Stuart Pohler, CPI’s Recovered Paper Sector Manager commented:

“Government has seemingly washed its hands of a potentially looming disaster; not least for ‘Recycling UK’. Both the private and public sectors continue to invest £Billions in long-term waste treatment infrastructure projects, yet in total isolation from the bigger picture.

“By coincidence, on the same day as our RWM panel discussion, heavy criticism was levelled at the government by the parliamentary Public Accounts Committee which concluded that long-term PFI contracts lasting 25-30 years “may be inappropriate for the waste sector”.

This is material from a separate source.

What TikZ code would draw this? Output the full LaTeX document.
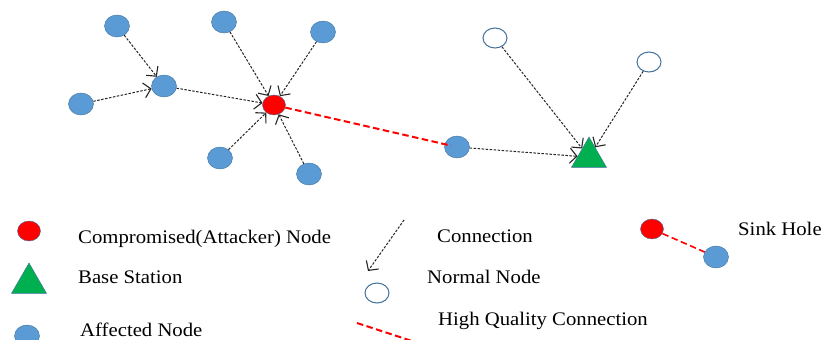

“What is clear from previous waste composition analyses is that recyclable materials still constitute a significant part of the residual waste stream. Moreover, not only does potential infrastructure over-capacity pose a risk to latent recyclable material in current ‘waste’, but also recyclables directly collected from households, businesses and other sources for the original purpose of recycling. The lower the material quality, the lower the value and so greater the risk that it will be ‘recovered’ via EfW down the line, instead of being recycled.

“If we are to avoid walking blindly towards burning significant quantities of paper and other valuable resources, then an integrated waste management infrastructure strategy MUST be developed as a matter of priority, in order to establish future infrastructure needs.

“Undoubtedly, there will be short to medium term cost implications, but these pale into utter insignificance in the face of potential costs associated with continuing to ‘pin the tail on the donkey’. Such flagrant short-termism could set us back years, if not decades.

“Government buy-in is essential to meeting these challenges, and CPI urges Government to re-think its diminishing role in the resource sector, in the face of the clear risks and opportunities presented by a genuine shift towards a Circular Economy model.”